**** Items
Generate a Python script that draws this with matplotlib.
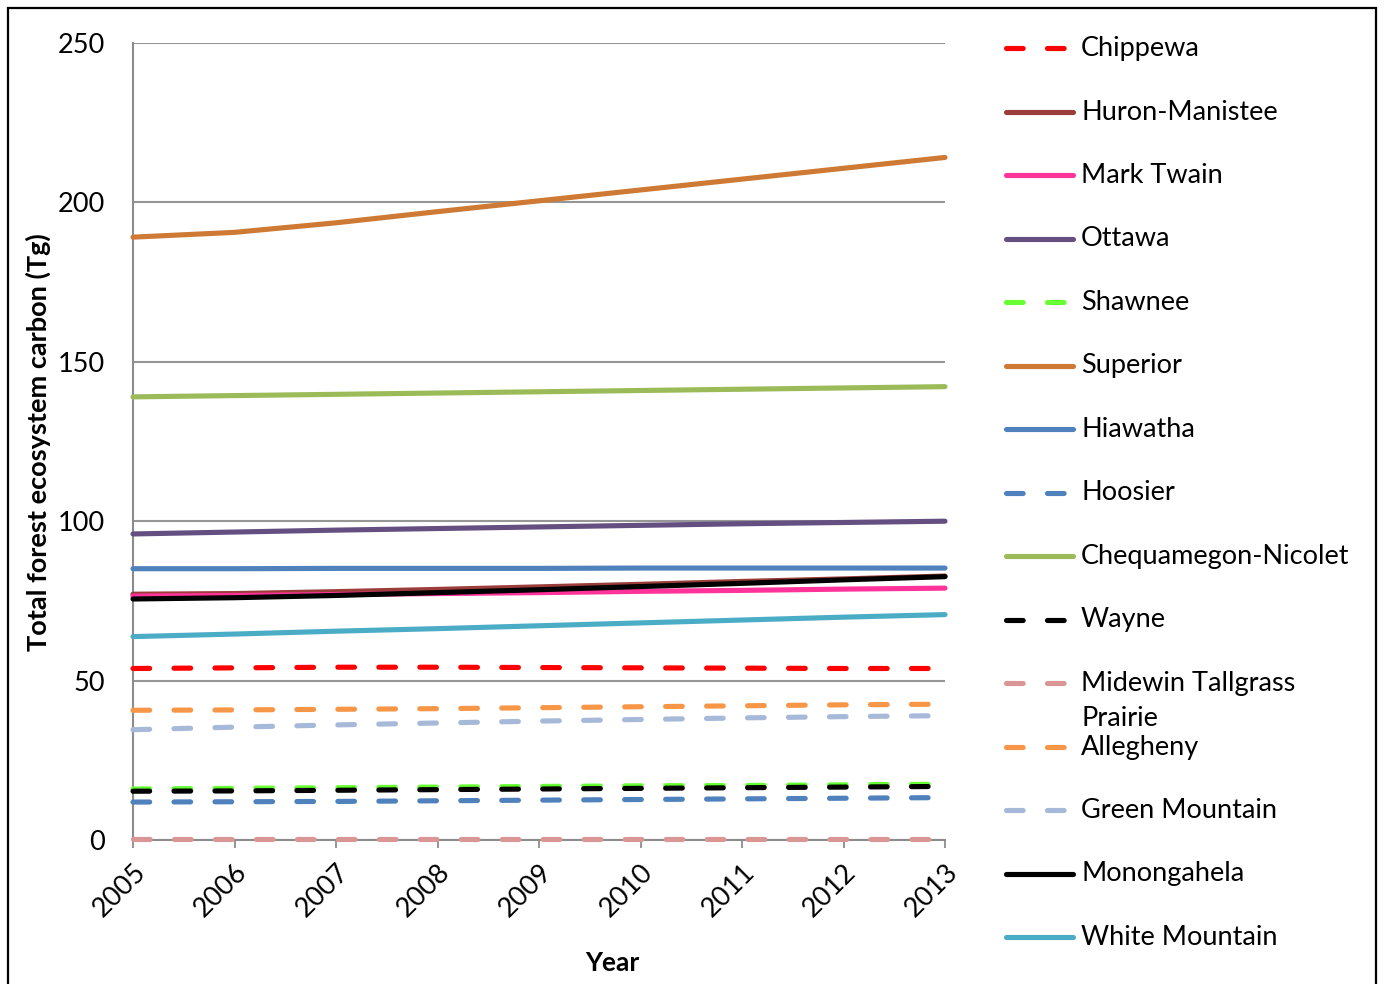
********
**** Items
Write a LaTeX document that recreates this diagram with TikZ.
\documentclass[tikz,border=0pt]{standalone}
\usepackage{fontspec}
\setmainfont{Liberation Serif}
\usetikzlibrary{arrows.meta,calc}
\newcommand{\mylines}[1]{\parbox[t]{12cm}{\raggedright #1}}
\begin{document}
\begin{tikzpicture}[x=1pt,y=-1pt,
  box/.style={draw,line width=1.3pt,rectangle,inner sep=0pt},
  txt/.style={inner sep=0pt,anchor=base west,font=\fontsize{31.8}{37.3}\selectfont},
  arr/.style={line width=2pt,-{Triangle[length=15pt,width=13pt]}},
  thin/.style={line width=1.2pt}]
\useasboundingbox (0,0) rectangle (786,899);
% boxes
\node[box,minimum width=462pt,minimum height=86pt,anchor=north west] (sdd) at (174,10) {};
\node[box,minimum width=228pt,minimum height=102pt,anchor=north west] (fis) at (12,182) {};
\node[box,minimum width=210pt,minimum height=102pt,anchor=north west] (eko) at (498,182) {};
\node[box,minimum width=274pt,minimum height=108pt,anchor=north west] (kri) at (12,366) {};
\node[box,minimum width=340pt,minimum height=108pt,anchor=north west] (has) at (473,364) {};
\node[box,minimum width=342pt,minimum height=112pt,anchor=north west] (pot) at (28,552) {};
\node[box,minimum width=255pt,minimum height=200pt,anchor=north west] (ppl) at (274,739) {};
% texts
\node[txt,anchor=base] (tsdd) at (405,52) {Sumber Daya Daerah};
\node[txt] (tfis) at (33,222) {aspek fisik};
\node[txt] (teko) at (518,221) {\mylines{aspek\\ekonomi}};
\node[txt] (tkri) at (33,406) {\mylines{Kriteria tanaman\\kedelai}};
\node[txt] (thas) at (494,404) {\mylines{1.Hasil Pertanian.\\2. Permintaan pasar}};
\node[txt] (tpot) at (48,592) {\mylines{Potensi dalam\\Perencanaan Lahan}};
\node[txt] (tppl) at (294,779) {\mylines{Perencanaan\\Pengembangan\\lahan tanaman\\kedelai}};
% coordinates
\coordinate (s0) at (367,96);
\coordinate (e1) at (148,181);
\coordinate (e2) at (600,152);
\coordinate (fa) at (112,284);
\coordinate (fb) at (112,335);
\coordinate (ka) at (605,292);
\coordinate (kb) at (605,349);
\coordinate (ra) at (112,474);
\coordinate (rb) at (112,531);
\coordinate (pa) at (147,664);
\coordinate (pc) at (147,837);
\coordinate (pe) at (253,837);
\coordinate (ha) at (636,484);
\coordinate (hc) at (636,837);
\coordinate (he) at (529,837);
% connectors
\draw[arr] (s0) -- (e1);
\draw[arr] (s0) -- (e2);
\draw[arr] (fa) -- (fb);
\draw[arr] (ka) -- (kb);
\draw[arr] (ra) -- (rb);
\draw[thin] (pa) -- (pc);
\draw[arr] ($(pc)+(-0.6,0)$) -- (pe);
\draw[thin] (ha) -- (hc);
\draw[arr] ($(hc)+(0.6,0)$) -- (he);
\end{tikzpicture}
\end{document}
********
# Work to complete:
Search the entries for the word "with" and copy every line that has it.

# Task answer:
Generate a Python script that draws this with matplotlib.
Write a LaTeX document that recreates this diagram with TikZ.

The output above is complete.